▶ [WRITTEN INSTRUCTION] Output the material word for word. Leave each picture out.

▶ [INFORMATION SHOWN]

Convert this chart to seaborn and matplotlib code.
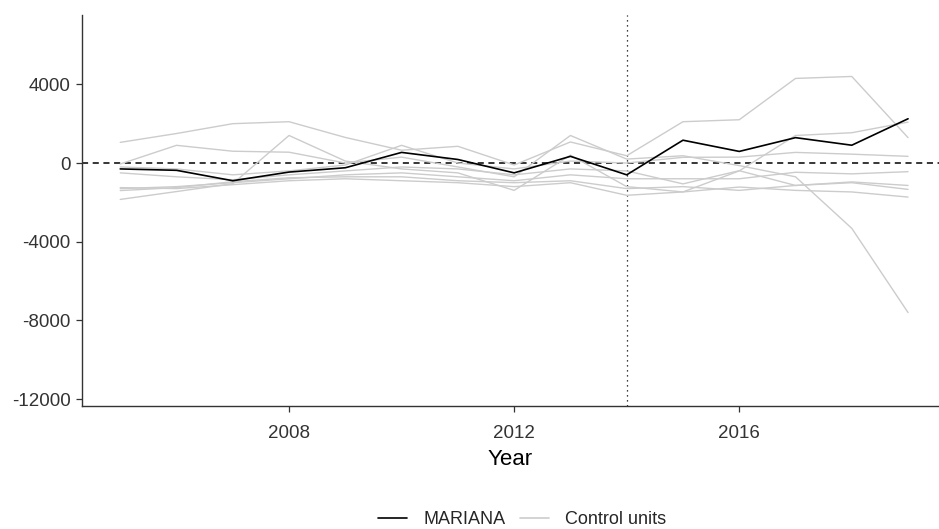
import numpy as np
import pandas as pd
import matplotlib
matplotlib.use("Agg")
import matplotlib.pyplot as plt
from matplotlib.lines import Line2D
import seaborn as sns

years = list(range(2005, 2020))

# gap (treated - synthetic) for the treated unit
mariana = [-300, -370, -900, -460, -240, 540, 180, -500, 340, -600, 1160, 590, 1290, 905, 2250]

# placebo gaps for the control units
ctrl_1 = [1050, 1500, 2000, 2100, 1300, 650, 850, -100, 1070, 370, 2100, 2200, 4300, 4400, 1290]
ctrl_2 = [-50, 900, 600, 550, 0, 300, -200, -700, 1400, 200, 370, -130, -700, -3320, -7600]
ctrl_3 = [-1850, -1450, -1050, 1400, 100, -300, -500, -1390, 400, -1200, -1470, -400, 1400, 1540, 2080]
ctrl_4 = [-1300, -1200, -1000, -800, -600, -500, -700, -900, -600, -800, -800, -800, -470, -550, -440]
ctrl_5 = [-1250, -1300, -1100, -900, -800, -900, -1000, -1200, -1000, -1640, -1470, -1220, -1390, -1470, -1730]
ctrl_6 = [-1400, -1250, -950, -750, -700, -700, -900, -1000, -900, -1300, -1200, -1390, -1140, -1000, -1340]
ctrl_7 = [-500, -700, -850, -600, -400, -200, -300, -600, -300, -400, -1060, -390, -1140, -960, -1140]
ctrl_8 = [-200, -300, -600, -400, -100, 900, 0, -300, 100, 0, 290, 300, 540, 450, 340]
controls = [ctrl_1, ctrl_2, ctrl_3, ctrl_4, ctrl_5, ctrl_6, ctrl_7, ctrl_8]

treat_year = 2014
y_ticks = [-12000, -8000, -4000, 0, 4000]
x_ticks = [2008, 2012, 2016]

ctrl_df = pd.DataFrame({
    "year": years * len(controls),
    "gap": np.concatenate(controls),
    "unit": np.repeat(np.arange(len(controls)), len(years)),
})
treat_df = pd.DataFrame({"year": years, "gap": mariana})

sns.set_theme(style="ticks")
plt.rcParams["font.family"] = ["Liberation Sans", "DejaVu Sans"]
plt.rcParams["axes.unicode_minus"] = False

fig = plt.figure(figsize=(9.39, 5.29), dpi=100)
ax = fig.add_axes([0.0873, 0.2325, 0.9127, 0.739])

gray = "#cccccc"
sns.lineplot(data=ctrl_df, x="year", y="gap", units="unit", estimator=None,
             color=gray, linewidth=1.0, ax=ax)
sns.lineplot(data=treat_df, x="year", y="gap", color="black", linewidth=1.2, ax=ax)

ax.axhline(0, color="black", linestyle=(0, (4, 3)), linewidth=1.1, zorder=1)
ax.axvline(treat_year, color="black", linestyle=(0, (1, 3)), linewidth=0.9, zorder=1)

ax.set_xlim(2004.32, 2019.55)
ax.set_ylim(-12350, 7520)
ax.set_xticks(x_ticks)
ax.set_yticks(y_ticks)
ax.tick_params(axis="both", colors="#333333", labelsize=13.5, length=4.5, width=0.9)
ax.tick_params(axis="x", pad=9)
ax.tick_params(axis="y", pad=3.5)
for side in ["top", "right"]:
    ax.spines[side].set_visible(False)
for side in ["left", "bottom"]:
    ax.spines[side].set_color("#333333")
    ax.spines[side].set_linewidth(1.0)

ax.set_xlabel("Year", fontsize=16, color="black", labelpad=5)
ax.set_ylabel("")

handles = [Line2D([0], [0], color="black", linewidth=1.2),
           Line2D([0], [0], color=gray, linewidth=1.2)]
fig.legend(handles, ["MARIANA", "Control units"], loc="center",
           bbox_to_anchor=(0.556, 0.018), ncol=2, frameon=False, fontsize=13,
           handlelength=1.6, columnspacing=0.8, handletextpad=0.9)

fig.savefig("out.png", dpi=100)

▶ [ANSWER BELOW]
Convert this chart to seaborn and matplotlib code.
import numpy as np
import pandas as pd
import matplotlib
matplotlib.use("Agg")
import matplotlib.pyplot as plt
from matplotlib.lines import Line2D
import seaborn as sns

years = list(range(2005, 2020))

# gap (treated - synthetic) for the treated unit
mariana = [-300, -370, -900, -460, -240, 540, 180, -500, 340, -600, 1160, 590, 1290, 905, 2250]

# placebo gaps for the control units
ctrl_1 = [1050, 1500, 2000, 2100, 1300, 650, 850, -100, 1070, 370, 2100, 2200, 4300, 4400, 1290]
ctrl_2 = [-50, 900, 600, 550, 0, 300, -200, -700, 1400, 200, 370, -130, -700, -3320, -7600]
ctrl_3 = [-1850, -1450, -1050, 1400, 100, -300, -500, -1390, 400, -1200, -1470, -400, 1400, 1540, 2080]
ctrl_4 = [-1300, -1200, -1000, -800, -600, -500, -700, -900, -600, -800, -800, -800, -470, -550, -440]
ctrl_5 = [-1250, -1300, -1100, -900, -800, -900, -1000, -1200, -1000, -1640, -1470, -1220, -1390, -1470, -1730]
ctrl_6 = [-1400, -1250, -950, -750, -700, -700, -900, -1000, -900, -1300, -1200, -1390, -1140, -1000, -1340]
ctrl_7 = [-500, -700, -850, -600, -400, -200, -300, -600, -300, -400, -1060, -390, -1140, -960, -1140]
ctrl_8 = [-200, -300, -600, -400, -100, 900, 0, -300, 100, 0, 290, 300, 540, 450, 340]
controls = [ctrl_1, ctrl_2, ctrl_3, ctrl_4, ctrl_5, ctrl_6, ctrl_7, ctrl_8]

treat_year = 2014
y_ticks = [-12000, -8000, -4000, 0, 4000]
x_ticks = [2008, 2012, 2016]

ctrl_df = pd.DataFrame({
    "year": years * len(controls),
    "gap": np.concatenate(controls),
    "unit": np.repeat(np.arange(len(controls)), len(years)),
})
treat_df = pd.DataFrame({"year": years, "gap": mariana})

sns.set_theme(style="ticks")
plt.rcParams["font.family"] = ["Liberation Sans", "DejaVu Sans"]
plt.rcParams["axes.unicode_minus"] = False

fig = plt.figure(figsize=(9.39, 5.29), dpi=100)
ax = fig.add_axes([0.0873, 0.2325, 0.9127, 0.739])

gray = "#cccccc"
sns.lineplot(data=ctrl_df, x="year", y="gap", units="unit", estimator=None,
             color=gray, linewidth=1.0, ax=ax)
sns.lineplot(data=treat_df, x="year", y="gap", color="black", linewidth=1.2, ax=ax)

ax.axhline(0, color="black", linestyle=(0, (4, 3)), linewidth=1.1, zorder=1)
ax.axvline(treat_year, color="black", linestyle=(0, (1, 3)), linewidth=0.9, zorder=1)

ax.set_xlim(2004.32, 2019.55)
ax.set_ylim(-12350, 7520)
ax.set_xticks(x_ticks)
ax.set_yticks(y_ticks)
ax.tick_params(axis="both", colors="#333333", labelsize=13.5, length=4.5, width=0.9)
ax.tick_params(axis="x", pad=9)
ax.tick_params(axis="y", pad=3.5)
for side in ["top", "right"]:
    ax.spines[side].set_visible(False)
for side in ["left", "bottom"]:
    ax.spines[side].set_color("#333333")
    ax.spines[side].set_linewidth(1.0)

ax.set_xlabel("Year", fontsize=16, color="black", labelpad=5)
ax.set_ylabel("")

handles = [Line2D([0], [0], color="black", linewidth=1.2),
           Line2D([0], [0], color=gray, linewidth=1.2)]
fig.legend(handles, ["MARIANA", "Control units"], loc="center",
           bbox_to_anchor=(0.556, 0.018), ncol=2, frameon=False, fontsize=13,
           handlelength=1.6, columnspacing=0.8, handletextpad=0.9)

fig.savefig("out.png", dpi=100)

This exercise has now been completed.